Robinson agrees with Widman on one point: that for all the legal turmoil, the basic problem has not been resolved. "There are fewer and fewer businesses that are able to sustain themselves without affirmative action," she says. "This will continue to be a challenge nationwide."
Whether the effects of the Philadelphia case will indeed create a ripple effect across the country remains to be seen. Erwin Chemerinsky, professor of constitutional law at the University of Southern California Law School in Los Angeles, says, "It's hard to read much into a denial of review.
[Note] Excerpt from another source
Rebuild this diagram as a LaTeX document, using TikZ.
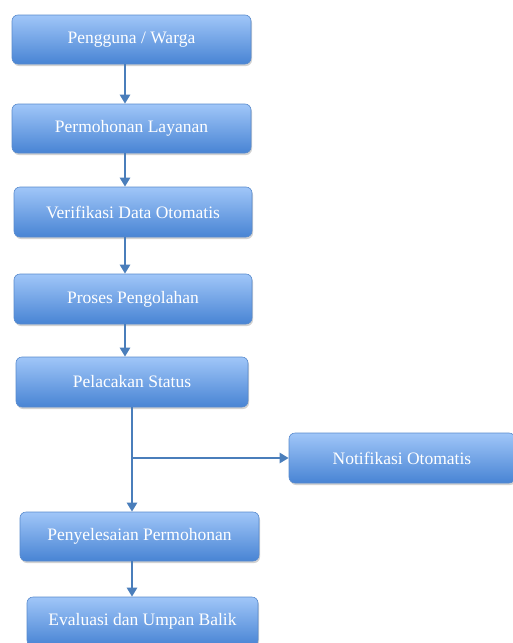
\documentclass[tikz,border=0pt]{standalone}
\usepackage{fontspec}
\setmainfont{Liberation Serif}
\usetikzlibrary{positioning,arrows.meta,shadows}
\definecolor{boxtop}{RGB}{160,198,248}
\definecolor{boxbot}{RGB}{72,132,212}
\definecolor{boxline}{RGB}{88,138,205}
\definecolor{flowblue}{RGB}{74,126,187}

\begin{document}
\begin{tikzpicture}[x=1pt,y=-1pt,
  stepbox/.style={draw=boxline,line width=0.6pt,rounded corners=6pt,top color=boxtop,bottom color=boxbot,
    text=white,font=\fontsize{17.5}{19}\selectfont,minimum height=49pt,inner sep=0pt,
    drop shadow={shadow xshift=1pt,shadow yshift=-2pt,fill=black!35,opacity=0.5}},
  flow/.style={draw=flowblue,line width=2.8pt,-{Triangle[width=10pt,length=9pt]}}]
\useasboundingbox (0,0) rectangle (512,643);
\node[stepbox,minimum width=239pt] (user) at (131.5,39.5) {Pengguna / Warga};
\node[stepbox,minimum width=239pt] (req) at (131.5,128.5) {Permohonan Layanan};
\node[stepbox,minimum width=238pt,minimum height=50pt] (verif) at (133,212) {Verifikasi Data Otomatis};
\node[stepbox,minimum width=238pt,minimum height=50pt] (proc) at (133,299) {Proses Pengolahan};
\node[stepbox,minimum width=232pt,minimum height=50pt] (track) at (132,382) {Pelacakan Status};
\node[stepbox,minimum width=226pt,minimum height=50pt] (notif) at (402,458) {Notifikasi Otomatis};
\node[stepbox,minimum width=239pt] (done) at (139.5,536.5) {Penyelesaian Permohonan};
\node[stepbox,minimum width=231pt] (eval) at (142.5,621.5) {Evaluasi dan Umpan Balik};
% vertical flow
\draw[flow] ([xshift=-6.5pt]user.south) -- ([xshift=-6.5pt]user.south |- req.north);
\draw[flow] ([xshift=-6.5pt]req.south) -- ([xshift=-6.5pt]req.south |- verif.north);
\draw[flow] ([xshift=-8pt]verif.south) -- ([xshift=-8pt]verif.south |- proc.north);
\draw[flow] ([xshift=-8pt]proc.south) -- ([xshift=-8pt]proc.south |- track.north);
\draw[flow] (track.south) -- (track.south |- done.north);
\draw[flow] ([xshift=-7.5pt]done.south) -- ([xshift=-7.5pt]done.south |- eval.north);
% branch to notification
\coordinate (split) at (track.south |- notif.west);
\draw[flow] (split) -- (notif.west);
\end{tikzpicture}
\end{document}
It simply means there weren't four votes to hear the case and could mean the justices were waiting for another case or wanted to focus on other things."
Chances are, however, that the denial is not an aberration on the part of the Supreme Court. "This is a court," notes Chemerinksy, "that has been consistently hostile to affirmative action programs and has in fact invalidated every affirmative action program that's been before it in recent years." Considering the court's stance--and the refusal of minority and women-owned businesses to back down from their need for set-aside programs--this sticky issue is clearly far from over.
Young And The Restless
Contest honors rising stars.
These kids nowadays. Not content to veg out on MTV and hang out at the mall like their '80s predecessors, a growing number of today's young adults are taking a more drastic, alternative route to combating teen angst--they're starting their own businesses.
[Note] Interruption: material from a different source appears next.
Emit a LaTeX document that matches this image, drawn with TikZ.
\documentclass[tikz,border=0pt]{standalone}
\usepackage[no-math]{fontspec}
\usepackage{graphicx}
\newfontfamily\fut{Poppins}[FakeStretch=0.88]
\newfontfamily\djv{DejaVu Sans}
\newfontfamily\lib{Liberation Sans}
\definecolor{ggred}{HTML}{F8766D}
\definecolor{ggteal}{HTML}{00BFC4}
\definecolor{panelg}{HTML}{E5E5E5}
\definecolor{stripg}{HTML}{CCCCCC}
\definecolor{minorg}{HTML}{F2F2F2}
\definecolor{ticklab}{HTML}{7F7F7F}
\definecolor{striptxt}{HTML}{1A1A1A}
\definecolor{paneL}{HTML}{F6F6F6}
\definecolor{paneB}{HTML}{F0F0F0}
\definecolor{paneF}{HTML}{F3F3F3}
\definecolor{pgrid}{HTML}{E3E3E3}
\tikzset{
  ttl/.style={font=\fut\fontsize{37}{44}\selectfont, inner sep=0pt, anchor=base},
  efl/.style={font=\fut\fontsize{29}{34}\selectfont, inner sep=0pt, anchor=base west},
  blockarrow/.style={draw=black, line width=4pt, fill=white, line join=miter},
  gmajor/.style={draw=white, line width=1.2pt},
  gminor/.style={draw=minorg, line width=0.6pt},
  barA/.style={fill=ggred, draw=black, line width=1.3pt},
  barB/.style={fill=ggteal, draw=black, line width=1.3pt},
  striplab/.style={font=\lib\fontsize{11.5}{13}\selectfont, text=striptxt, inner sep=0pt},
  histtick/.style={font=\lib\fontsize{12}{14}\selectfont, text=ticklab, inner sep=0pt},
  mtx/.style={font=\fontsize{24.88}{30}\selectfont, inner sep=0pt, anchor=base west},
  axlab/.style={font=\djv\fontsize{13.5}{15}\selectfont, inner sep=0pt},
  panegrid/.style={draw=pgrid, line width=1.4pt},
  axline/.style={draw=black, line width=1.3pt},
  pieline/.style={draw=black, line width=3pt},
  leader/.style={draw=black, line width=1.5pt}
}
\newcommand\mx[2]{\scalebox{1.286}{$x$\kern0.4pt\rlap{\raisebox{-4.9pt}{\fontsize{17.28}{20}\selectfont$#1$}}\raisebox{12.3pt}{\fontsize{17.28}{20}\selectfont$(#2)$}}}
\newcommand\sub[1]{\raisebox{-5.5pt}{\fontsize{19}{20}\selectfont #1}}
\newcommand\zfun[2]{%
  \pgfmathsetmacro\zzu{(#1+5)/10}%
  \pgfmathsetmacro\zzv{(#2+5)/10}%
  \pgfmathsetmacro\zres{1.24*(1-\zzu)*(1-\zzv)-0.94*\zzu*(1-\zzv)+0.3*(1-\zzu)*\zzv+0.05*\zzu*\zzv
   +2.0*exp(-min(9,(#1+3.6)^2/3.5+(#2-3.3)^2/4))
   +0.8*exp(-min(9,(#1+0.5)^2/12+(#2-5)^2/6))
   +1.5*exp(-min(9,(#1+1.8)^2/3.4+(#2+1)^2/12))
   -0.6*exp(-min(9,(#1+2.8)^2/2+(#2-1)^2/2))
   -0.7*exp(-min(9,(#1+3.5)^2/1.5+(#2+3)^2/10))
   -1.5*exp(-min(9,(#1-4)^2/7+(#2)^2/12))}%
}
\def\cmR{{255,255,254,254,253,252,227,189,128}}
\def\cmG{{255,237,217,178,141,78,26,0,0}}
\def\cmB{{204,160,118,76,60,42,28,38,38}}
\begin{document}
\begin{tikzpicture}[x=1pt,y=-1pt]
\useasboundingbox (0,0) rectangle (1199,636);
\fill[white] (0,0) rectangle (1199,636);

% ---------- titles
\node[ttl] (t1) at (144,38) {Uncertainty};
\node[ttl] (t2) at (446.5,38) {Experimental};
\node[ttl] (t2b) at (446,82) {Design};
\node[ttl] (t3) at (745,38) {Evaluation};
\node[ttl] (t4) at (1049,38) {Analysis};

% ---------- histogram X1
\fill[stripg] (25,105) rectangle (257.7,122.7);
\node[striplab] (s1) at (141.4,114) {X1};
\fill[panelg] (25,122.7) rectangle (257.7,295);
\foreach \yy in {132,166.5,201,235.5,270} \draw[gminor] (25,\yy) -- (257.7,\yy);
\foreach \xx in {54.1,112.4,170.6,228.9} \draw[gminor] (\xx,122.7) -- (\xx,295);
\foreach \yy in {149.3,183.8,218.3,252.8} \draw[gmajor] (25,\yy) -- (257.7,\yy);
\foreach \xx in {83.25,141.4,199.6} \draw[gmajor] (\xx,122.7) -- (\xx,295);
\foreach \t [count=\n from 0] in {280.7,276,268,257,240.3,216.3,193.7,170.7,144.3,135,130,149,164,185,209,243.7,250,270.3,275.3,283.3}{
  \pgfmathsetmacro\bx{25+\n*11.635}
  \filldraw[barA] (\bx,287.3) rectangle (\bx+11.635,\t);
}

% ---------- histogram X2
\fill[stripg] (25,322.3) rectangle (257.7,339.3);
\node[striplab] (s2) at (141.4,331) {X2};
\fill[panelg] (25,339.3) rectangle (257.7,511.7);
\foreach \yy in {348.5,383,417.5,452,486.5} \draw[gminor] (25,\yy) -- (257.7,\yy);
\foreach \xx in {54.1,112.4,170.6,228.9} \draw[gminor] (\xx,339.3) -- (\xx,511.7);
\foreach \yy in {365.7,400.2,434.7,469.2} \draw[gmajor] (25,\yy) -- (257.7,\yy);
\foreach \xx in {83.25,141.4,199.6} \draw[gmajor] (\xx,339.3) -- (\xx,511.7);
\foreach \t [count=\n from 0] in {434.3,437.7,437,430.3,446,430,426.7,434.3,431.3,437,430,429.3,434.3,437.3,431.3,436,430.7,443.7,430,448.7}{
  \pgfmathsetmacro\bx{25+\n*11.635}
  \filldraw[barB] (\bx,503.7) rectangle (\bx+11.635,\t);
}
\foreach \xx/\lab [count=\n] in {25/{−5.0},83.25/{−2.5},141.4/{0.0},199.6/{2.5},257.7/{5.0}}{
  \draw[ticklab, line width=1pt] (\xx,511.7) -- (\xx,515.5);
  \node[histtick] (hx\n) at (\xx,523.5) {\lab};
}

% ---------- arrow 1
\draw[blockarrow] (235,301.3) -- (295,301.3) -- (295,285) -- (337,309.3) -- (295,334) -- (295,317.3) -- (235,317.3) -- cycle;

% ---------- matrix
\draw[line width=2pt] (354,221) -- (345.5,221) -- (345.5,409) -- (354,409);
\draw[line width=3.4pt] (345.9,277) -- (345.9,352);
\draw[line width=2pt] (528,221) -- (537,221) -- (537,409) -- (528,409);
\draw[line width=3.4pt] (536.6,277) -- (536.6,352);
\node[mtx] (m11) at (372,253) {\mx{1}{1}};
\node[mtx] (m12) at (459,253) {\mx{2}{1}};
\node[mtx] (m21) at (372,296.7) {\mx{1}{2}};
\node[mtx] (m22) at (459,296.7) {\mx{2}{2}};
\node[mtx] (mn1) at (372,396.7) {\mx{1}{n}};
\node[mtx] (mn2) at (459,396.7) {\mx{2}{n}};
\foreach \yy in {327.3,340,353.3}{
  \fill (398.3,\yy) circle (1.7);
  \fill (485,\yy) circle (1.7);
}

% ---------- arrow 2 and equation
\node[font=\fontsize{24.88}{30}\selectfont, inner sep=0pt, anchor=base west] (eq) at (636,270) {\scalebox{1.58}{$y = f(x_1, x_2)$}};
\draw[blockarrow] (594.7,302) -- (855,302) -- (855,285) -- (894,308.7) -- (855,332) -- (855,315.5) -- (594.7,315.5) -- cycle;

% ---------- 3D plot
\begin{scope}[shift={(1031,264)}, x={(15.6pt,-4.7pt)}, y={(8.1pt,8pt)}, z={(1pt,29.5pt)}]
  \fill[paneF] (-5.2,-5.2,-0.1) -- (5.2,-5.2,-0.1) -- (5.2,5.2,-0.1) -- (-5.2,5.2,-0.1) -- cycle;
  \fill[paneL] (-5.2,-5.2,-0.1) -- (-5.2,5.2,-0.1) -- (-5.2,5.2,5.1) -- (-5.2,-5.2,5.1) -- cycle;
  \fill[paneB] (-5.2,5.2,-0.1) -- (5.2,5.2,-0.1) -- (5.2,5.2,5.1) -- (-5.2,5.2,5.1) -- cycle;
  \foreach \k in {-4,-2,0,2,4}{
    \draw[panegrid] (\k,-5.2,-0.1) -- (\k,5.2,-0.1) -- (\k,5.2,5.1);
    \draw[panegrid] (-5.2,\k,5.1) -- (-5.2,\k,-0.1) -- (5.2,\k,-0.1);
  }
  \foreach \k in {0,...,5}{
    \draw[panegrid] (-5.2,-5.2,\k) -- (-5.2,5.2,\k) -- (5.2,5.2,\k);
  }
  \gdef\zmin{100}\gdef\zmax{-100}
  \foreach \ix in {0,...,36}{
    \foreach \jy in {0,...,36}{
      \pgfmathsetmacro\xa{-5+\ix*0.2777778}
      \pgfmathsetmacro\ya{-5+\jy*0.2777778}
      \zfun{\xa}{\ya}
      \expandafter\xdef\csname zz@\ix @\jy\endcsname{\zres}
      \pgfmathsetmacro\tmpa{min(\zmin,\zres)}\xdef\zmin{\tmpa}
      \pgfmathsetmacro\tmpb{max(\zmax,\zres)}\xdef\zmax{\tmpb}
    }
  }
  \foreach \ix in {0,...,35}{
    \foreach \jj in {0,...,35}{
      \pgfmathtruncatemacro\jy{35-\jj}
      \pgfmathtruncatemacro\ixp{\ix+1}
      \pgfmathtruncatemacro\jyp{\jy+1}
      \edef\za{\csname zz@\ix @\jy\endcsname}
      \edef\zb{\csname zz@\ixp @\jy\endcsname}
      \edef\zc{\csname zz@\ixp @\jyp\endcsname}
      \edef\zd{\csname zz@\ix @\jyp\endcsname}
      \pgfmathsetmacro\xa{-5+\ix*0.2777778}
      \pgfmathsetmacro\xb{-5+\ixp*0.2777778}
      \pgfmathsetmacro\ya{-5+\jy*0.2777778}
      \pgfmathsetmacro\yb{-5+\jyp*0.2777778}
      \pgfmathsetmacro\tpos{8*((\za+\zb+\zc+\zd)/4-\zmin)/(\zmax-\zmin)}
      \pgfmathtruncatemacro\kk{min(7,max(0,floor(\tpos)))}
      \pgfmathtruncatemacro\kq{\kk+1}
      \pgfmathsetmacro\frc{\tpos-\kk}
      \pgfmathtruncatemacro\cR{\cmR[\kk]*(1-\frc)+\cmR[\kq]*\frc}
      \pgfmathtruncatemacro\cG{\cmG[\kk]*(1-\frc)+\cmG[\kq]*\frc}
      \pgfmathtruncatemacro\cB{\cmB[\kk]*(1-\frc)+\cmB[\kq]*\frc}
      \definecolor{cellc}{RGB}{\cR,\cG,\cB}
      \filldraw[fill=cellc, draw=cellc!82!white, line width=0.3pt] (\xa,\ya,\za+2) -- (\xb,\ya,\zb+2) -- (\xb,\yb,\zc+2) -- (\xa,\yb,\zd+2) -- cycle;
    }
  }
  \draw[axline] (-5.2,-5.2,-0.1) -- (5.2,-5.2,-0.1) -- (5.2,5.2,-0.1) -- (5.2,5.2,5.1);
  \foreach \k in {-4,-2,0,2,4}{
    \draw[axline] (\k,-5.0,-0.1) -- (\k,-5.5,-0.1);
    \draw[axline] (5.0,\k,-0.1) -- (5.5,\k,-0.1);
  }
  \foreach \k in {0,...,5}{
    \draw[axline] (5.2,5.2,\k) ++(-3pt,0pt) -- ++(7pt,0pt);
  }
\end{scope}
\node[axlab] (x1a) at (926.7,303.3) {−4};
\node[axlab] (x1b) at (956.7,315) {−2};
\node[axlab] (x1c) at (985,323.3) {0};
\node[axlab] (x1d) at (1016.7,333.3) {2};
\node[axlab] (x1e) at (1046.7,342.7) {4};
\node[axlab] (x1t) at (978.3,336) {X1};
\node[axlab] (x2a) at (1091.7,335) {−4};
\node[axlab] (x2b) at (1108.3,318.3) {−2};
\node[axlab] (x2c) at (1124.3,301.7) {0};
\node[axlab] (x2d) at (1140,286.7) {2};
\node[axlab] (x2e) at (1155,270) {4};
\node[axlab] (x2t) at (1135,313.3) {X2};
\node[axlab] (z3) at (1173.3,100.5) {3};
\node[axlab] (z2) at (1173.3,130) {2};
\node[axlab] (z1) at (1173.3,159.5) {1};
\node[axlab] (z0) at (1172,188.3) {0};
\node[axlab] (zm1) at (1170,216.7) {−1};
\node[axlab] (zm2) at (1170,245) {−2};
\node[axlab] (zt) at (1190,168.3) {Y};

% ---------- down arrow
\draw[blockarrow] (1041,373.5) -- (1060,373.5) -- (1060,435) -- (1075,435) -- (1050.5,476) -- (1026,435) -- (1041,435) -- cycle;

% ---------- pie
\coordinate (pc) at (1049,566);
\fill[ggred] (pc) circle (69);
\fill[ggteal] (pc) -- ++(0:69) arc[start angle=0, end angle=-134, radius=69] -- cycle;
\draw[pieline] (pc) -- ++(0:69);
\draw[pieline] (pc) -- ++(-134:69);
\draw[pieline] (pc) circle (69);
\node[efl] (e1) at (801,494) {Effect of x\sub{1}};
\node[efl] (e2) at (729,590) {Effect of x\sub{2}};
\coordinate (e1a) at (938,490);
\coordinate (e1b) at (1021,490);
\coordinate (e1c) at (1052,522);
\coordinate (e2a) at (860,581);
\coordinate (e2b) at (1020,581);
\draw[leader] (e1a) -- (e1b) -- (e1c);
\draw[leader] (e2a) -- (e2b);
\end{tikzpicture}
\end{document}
Granted, succeeding in business provides more tangible satisfaction than progressing to a new level on a video game. "There's an art to it," says Steven Todd, an 18-year-old who started ST Hay Investments in Ojai, California, two years ago. "It's all about how you create your business, how you run it, and how you treat your customers."
Todd, the winner of the 1997 Outstanding High School Entrepreneur Contest sponsored by Johnson & Wales University, acknowledges that this drive sets him apart from the media portrayal of teens, which, he says, tends to publicize gangs. "When you're our age," he says, "people put you in a particular class."
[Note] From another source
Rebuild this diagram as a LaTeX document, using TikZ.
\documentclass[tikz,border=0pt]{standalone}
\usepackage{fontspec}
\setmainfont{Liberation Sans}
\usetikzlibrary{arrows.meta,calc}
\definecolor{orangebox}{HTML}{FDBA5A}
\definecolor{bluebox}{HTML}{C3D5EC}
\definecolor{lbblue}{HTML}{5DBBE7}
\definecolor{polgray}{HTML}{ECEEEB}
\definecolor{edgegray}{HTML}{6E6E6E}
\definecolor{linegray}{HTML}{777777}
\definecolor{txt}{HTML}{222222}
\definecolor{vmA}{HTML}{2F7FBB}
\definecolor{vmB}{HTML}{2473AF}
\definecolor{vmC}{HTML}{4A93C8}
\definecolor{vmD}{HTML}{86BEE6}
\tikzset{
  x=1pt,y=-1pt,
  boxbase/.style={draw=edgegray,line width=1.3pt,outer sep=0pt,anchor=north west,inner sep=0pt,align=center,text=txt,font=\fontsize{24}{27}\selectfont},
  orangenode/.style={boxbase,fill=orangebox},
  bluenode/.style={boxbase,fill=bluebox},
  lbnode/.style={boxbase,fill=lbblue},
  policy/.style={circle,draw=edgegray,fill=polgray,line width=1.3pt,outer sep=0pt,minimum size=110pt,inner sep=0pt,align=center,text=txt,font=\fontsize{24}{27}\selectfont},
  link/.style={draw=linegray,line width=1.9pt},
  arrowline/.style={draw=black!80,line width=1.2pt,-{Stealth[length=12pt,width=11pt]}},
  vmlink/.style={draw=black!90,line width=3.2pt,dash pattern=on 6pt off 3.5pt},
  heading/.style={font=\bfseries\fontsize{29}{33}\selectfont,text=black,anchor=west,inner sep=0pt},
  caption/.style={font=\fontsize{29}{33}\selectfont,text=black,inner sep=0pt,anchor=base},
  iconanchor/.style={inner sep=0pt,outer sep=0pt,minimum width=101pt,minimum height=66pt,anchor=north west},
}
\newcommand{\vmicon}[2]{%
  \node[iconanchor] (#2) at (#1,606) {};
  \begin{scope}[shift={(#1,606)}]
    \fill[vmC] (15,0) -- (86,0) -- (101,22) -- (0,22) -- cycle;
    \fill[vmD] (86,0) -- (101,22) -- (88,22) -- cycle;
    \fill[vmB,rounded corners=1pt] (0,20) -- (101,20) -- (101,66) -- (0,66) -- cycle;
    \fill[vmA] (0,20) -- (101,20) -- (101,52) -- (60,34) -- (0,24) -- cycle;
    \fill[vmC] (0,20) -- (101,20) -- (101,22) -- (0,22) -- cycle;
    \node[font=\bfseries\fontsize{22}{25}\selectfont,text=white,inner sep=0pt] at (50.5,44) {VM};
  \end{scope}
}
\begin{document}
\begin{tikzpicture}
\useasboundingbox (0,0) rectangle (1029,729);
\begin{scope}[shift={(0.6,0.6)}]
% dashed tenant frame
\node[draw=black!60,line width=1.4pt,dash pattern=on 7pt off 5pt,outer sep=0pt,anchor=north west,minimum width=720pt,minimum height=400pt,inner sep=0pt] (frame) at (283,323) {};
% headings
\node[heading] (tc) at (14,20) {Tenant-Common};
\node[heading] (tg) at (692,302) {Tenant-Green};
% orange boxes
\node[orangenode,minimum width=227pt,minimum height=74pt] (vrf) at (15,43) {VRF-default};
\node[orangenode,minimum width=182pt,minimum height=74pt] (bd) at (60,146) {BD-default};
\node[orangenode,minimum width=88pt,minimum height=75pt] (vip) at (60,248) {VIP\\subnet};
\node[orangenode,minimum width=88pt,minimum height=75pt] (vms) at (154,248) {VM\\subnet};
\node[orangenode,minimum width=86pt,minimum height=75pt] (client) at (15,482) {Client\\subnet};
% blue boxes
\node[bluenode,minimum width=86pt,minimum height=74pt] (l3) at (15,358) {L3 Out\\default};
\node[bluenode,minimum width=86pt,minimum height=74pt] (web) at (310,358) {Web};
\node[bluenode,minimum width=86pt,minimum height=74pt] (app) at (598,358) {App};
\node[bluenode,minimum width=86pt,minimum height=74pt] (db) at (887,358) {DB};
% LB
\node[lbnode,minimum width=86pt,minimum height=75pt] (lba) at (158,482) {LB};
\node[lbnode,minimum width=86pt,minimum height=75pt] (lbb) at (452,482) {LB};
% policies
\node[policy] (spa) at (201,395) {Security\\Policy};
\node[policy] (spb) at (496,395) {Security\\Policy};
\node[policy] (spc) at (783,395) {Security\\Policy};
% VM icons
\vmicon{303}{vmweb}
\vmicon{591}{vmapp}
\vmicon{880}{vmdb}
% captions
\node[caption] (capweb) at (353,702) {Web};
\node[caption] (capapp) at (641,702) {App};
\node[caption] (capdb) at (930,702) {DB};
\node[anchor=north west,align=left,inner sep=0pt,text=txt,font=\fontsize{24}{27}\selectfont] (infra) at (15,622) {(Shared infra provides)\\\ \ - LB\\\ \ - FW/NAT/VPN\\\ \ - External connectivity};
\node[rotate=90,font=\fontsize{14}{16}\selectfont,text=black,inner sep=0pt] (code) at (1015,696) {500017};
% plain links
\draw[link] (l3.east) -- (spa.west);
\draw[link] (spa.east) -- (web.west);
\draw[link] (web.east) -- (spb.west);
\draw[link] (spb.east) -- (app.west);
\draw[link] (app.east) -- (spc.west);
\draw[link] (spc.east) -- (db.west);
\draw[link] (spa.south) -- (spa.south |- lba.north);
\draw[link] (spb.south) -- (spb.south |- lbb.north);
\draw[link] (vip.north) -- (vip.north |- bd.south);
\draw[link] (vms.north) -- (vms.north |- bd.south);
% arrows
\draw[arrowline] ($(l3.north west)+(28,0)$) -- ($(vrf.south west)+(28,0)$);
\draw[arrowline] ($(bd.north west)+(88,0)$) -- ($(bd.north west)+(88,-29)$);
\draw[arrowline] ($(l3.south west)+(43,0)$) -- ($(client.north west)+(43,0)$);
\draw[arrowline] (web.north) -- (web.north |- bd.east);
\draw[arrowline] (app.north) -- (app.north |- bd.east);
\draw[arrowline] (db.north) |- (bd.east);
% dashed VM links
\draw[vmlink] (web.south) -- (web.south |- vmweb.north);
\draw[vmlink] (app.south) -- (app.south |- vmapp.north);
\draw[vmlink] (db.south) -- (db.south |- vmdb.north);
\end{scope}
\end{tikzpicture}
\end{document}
In reality, life for this high school entrepreneur, who buys and sells livestock hay, is sort of like a campy John Hughes teen movie. "I go to school with a lot of preppies, and show up with hay in the back of my truck," says Todd. "Even the principal laughs. But I feel it's their loss. They just go home, and I'm building something."
The underdog phenomenon isn't anything new to those who dare to cross a new border in business ownership. When Gertrude Johnson and Mary Wales started their Providence, Rhode Island, school in 1914 with seven secretarial students, many considered the entrepreneurial women an aberration rather than pioneers. "They probably had a tougher time, simply because it wasn't `the thing to do,' " says Daniel Viveiros, a Johnson & Wales professor of business who's been involved in the high school entrepreneur contest since it started six years ago. "Now it's more accepted for younger people to go into business. There's been more exposure to the benefits of entrepreneurship in the past few years, which stimulates their interest."
This new generation of entrepreneurs, says Viveiros, "is more independent, more free-spirited, more creative. The business ideas are getting better. They're always looking for an angle."
And, like Johnson and Wales before him, Todd and the other seven contest finalists are always looking for the opportunity to break down barriers. "I hope a lot of kids follow in our footsteps," Todd says, "and that the number of entrepreneurs doubles or triples."